Selain itu, pria yang rutin mengisi kelas wirausaha di Kementerian Pemuda dan Olahraga (Kemenpora) ini juga mengingatkan agar keputusan untuk menjadi pengusaha itu benar-benar muncul dari hati paling dalam. Sebab, Yossa justru melihat fenomena saat ini ketika orang lain asal mendorong temannya untuk menjadi pengusaha tanpa tahu memang tepat atau tidak.
“Saya pribadi nggak main dorong orang untuk berbisnis, selama dia juga belum ingin berbisnis. Jadi saya termasuk menentang orang-orang yang menyuruh orang lain resign untuk berbisnis. Tapi kalo dia memang mau berbisnis dari hati, harus benar-benar tercebur sampai betul-betul jadi,” ujar Yossa.
Selain itu, ayah dua orang anak ini juga menyayangkan mental ikut-ikutan atau cepat panas yang dimiliki pengusaha pemula di Indonesia. “Demam batu akik, semua pada main batu akik. Demam ojol (ojek online) semua pada ojol,” tuturnya.
Sisi buruk dari kebiasaan tersebut sudah jelas adalah tak tahu apa yang harus dilakukan ketika bisnisnya tak lagi booming. Maka akhirnya bisnis pun akan tutup. Inilah yang membuat Yossa mengimbau agar pengusaha Indonesia tak cepat panas.
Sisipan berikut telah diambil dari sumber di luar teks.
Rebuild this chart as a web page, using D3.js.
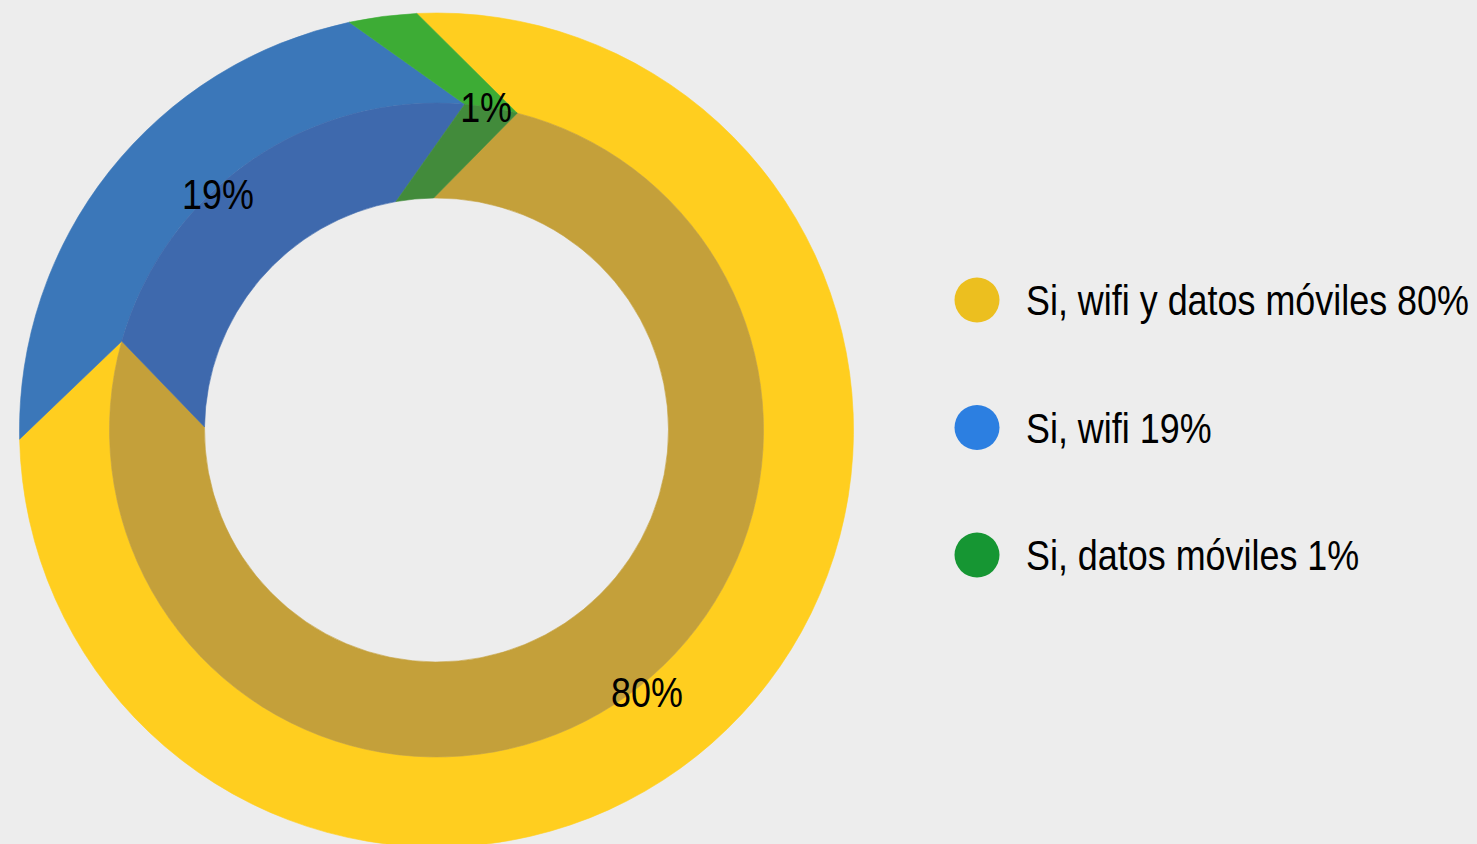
<!DOCTYPE html>
<html>
<head>
<meta charset="utf-8">
<script src="https://cdn.jsdelivr.net/npm/d3@7/dist/d3.min.js"></script>
<style>
  html, body { margin: 0; padding: 0; background: #ededed; }
  svg { display: block; }
  text { font-family: "Liberation Sans", Arial, sans-serif; }
</style>
</head>
<body>
<svg id="chart" width="1477" height="844"></svg>
<script>
// ---- data ----
const categories = ["Si, wifi y datos móviles", "Si, wifi", "Si, datos móviles"];
const percentValues = [80, 19, 1];            // the reported percentages
const sliceShares = [75.4, 22.0, 2.6];        // sweep of each slice as drawn in the picture
// ---- style ----
const outerColors = ["#ffce1f", "#3b77b9", "#3dac35"];
const innerColors = ["#c4a03a", "#3e69ad", "#428b3b"];
const legendColors = ["#ecbf1f", "#2c7fe1", "#169633"];

const W = 1477, H = 844;
const cx = 436.5, cy = 430;
const R_OUT = 417, R_MID = 327, R_IN = 232;
const rad = d => d * Math.PI / 180;
const START = rad(-1.7);
// angular twist of slice edges at each radius
const TW_OUT = rad(-1), TW_MID = rad(16), TW_IN = rad(1);
const LABEL_TWIST = [7.2, 7.9, 15.1];
const LABEL_R = [336, 322, 327];
const FONT_SIZE = 43;
const CONDENSE = 0.835;   // narrow (condensed) face

const svg = d3.select("#chart");
const g = svg.append("g").attr("transform", `translate(${cx},${cy})`);

const pie = d3.pie().sort(null).value(d => d).startAngle(START).endAngle(START + 2 * Math.PI);
const arcs = pie(sliceShares);

function pt(r, a) { return [r * Math.sin(a), -r * Math.cos(a)]; }
function band(a0, a1, rA, twA, rB, twB) {
  const p = d3.path();
  const s = pt(rA, a0 + twA);
  p.moveTo(s[0], s[1]);
  p.arc(0, 0, rA, a0 + twA - Math.PI / 2, a1 + twA - Math.PI / 2, false);
  const e = pt(rB, a1 + twB);
  p.lineTo(e[0], e[1]);
  p.arc(0, 0, rB, a1 + twB - Math.PI / 2, a0 + twB - Math.PI / 2, true);
  p.closePath();
  return p.toString();
}

g.selectAll("path.outer").data(arcs).join("path")
  .attr("class", "outer")
  .attr("d", d => band(d.startAngle, d.endAngle, R_OUT, TW_OUT, R_MID, TW_MID))
  .attr("fill", (d, i) => outerColors[i])
  .attr("stroke", (d, i) => outerColors[i])
  .attr("stroke-width", 0.6);

g.selectAll("path.inner").data(arcs).join("path")
  .attr("class", "inner")
  .attr("d", d => band(d.startAngle, d.endAngle, R_MID, TW_MID, R_IN, TW_IN))
  .attr("fill", (d, i) => innerColors[i])
  .attr("stroke", (d, i) => innerColors[i])
  .attr("stroke-width", 0.6);

// slice labels
g.selectAll("g.lbl").data(arcs).join("g")
  .attr("class", "lbl")
  .attr("transform", (d, i) => {
    const a = (d.startAngle + d.endAngle) / 2 + rad(LABEL_TWIST[i]);
    const p = pt(LABEL_R[i], a);
    return `translate(${p[0]},${p[1]}) scale(${CONDENSE},1)`;
  })
  .append("text")
  .attr("text-anchor", "middle")
  .attr("dy", "0.35em")
  .attr("font-size", FONT_SIZE)
  .attr("fill", "#000")
  .text((d, i) => percentValues[i] + "%");

// legend
const legendY = d3.scalePoint().domain(categories).range([300, 555]);
const leg = svg.append("g");
const items = leg.selectAll("g").data(categories).join("g")
  .attr("transform", d => `translate(977,${legendY(d)})`);
items.append("circle").attr("r", 22.5).attr("fill", (d, i) => legendColors[i]);
items.append("g")
  .attr("transform", `translate(49,0) scale(${CONDENSE},1)`)
  .append("text")
  .attr("dy", "0.35em")
  .attr("font-size", FONT_SIZE)
  .attr("fill", "#000")
  .text((d, i) => `${d} ${percentValues[i]}%`);
</script>
</body>
</html>
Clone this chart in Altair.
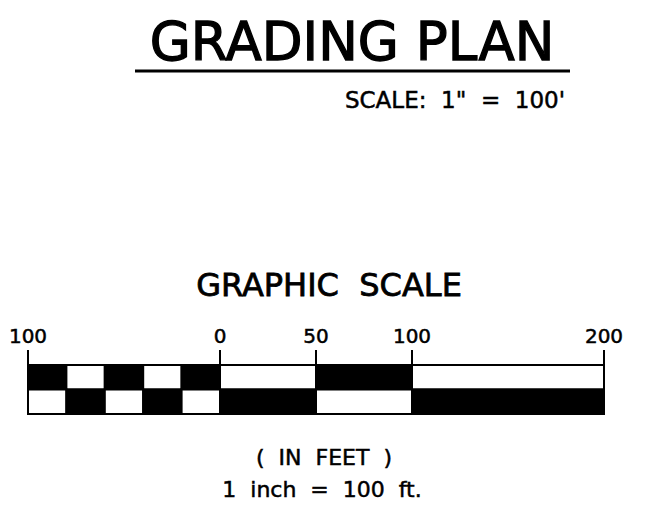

Artinya, tidak memutuskan berbisnis karena ingin ikut-ikutan saja.
Yossa pun merekomendasikan jurus 6 detik dari Anthony Dio Martin apabila muncul keinginan untuk menjalankan sebuah bisnis. “(Coba renungkan) Apa benar-benar jika saya lakukan ini manfaatnya besar?” ujarnya.
Kemudian, hal lain yang membuat pengusaha lebih cepat gagal menurut Yossa adalah cepatnya memutuskan untuk beralih ke bisnis lain. Yossa tak menampik fenomena tersebut. Karena itu, pria kelahiran 19 Agustus 1984 ini menyarankan agar pengusaha pemula tak buru-buru memutuskan menjalankan bisnis sebelum 2 tahun.
“Jangan pindah dulu sebelum 2 tahun. Sebenarnya 4 tahun, tapi buat saya 2 tahun itu cukup. Karena fenomena menjamur ini sudah banyak sekali. Ujung-ujungnya dia nggak jadi apa pun,” tukasnya.
Dua tahun, menurut Yossa, adalah batas bagi seorang pengusaha untuk tahu dan bisa merasakan apakah ia memang tepat menjalankan bisnis tersebut atau tidak.